Durante semanas, viví en una especie de niebla. Mis hijos, Pablo y Laura, notaban la tensión, aunque intentábamos disimular. Carmen venía cada tarde a casa y me ayudaba con todo: la comida, las medicinas, incluso a peinarme cuando se me empezó a caer el pelo. Una tarde, mientras lloraba en silencio en el baño, Carmen entró sin llamar y me abrazó fuerte.
—No estás sola, Marta. Pase lo que pase, aquí estoy —me susurró al oído.
Pero yo sí me sentía sola. Más sola que nunca.
El tratamiento avanzaba y mi cuerpo cambiaba. Perdí el pelo, las cejas, hasta la sonrisa. Me miraba al espejo y no me reconocía. Luis seguía en casa, pero era un fantasma; dormía en el sofá y evitaba cualquier conversación incómoda. Yo tampoco tenía fuerzas para discutir. Solo quería sobrevivir un día más.
Una mañana de marzo, mientras desayunaba con Laura, ella me miró con esos ojos grandes y sinceros que siempre tuvo:
—Mamá, ¿vas a dejar que papá siga aquí después de todo?
Me quedé helada. No sabía que ella lo sabía.
—Lo he visto con esa mujer —dijo bajito—. No quiero que sufras más.
En ese momento entendí que no solo yo estaba rota; mis hijos también sufrían. Y tenía que hacer algo, por ellos y por mí.
Esa noche, reuní el valor que me quedaba y hablé con Luis:
—No puedo seguir así. Necesito que te vayas. Necesito espacio para curarme, para pensar… para volver a ser yo.

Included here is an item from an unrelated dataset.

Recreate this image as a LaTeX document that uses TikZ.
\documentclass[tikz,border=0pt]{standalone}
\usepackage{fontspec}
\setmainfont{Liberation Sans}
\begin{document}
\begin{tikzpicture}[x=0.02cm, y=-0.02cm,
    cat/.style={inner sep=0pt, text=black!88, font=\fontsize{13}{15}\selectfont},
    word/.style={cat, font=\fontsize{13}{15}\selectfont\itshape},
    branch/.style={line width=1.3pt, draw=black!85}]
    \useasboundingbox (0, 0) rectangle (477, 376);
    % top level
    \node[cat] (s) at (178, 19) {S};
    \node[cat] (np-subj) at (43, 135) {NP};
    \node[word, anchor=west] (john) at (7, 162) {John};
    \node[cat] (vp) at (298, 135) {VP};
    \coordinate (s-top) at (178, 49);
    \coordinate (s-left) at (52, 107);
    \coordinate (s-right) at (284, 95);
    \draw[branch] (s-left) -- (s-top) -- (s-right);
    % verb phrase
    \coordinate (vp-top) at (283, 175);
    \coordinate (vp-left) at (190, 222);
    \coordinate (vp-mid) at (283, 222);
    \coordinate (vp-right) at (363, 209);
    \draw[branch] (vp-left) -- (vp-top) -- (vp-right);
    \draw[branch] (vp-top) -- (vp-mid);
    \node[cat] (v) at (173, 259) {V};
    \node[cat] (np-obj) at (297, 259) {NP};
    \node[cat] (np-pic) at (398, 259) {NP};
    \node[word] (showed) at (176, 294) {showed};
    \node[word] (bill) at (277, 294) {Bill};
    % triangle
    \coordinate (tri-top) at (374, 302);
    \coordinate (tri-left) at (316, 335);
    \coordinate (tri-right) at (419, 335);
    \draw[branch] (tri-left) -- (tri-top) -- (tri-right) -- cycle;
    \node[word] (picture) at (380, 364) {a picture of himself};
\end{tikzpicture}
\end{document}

Luis lloró. Me pidió perdón mil veces. Pero ya era tarde. Había cruzado una línea y yo necesitaba salvarme a mí misma antes que a nuestro matrimonio.

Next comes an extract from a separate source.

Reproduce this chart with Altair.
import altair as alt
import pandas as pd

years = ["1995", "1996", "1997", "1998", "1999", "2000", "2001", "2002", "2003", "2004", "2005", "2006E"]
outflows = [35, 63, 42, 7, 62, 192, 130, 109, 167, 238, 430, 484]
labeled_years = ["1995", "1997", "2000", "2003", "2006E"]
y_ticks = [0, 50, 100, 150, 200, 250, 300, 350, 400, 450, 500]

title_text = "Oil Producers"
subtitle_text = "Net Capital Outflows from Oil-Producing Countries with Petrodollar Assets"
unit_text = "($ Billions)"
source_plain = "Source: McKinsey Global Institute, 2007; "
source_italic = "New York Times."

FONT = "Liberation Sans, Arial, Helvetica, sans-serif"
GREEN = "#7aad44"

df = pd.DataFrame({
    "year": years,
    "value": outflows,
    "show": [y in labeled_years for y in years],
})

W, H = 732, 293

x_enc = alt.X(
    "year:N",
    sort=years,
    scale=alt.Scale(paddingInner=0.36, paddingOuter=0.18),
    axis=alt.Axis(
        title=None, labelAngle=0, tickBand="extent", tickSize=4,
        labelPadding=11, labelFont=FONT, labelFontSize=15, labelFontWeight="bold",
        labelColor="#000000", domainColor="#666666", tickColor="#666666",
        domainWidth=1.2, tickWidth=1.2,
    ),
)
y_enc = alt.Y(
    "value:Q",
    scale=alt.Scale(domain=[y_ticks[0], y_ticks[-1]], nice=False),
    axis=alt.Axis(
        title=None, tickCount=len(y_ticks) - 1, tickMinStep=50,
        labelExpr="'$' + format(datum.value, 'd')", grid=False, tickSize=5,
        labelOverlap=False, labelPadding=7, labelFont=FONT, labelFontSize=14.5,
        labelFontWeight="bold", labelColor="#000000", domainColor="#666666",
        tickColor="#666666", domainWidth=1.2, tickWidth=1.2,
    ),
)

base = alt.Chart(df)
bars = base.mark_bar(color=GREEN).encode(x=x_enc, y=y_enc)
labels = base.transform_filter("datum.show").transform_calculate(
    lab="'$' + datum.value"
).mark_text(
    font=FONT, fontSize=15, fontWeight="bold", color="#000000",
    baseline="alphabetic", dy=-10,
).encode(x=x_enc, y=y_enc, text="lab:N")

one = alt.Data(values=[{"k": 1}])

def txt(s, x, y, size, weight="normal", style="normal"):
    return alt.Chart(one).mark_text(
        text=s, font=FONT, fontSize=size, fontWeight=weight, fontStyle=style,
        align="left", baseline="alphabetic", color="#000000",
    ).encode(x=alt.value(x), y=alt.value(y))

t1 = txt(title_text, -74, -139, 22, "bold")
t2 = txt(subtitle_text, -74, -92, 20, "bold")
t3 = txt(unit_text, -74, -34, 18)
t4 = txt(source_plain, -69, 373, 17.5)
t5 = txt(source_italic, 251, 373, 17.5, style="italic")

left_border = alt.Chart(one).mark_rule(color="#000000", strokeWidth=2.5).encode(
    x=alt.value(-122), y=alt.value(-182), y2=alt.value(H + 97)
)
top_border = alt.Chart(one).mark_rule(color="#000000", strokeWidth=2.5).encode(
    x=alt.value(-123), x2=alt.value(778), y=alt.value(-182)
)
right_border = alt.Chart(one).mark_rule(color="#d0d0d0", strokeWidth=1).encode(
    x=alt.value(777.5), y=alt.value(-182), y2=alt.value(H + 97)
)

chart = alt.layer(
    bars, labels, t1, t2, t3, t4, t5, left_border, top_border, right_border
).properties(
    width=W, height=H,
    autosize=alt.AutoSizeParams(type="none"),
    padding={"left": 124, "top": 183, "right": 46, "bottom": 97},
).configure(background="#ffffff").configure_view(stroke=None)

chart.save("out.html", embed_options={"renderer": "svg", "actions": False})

Los meses siguientes fueron duros. Aprendí a vivir sin él, a aceptar la ayuda de Carmen y de mis padres, a dejar que Pablo y Laura me cuidaran a su manera. Hubo días en los que quise rendirme, en los que el dolor físico y emocional era insoportable. Pero también hubo pequeños milagros: una tarde de risas con mis hijos viendo una película antigua; el abrazo de mi padre cuando terminé la última sesión de quimio; el sabor del primer café que pude tomar sin náuseas.
Poco a poco, empecé a reconstruirme. Me apunté a un grupo de apoyo en el hospital y conocí a otras mujeres que habían pasado por lo mismo. Compartimos miedos, lágrimas y también esperanza. Descubrí que no era débil por llorar ni por necesitar ayuda. Que la verdadera fuerza estaba en seguir adelante, aunque fuera despacio.
Hoy, un año después, sigo luchando. El cáncer está en remisión y aunque las cicatrices siguen ahí —en mi cuerpo y en mi corazón— he aprendido a mirarlas como recordatorios de todo lo que he superado. Luis intenta acercarse de vez en cuando, pero ya no le guardo rencor. Ahora sé que mi vida vale más que cualquier traición.
A veces me pregunto: ¿Cuántas mujeres habrán sentido esta soledad? ¿Cuántas habrán tenido que elegir entre su dignidad y el miedo a quedarse solas? ¿Y tú? ¿Qué harías si tuvieras que reconstruirte desde cero?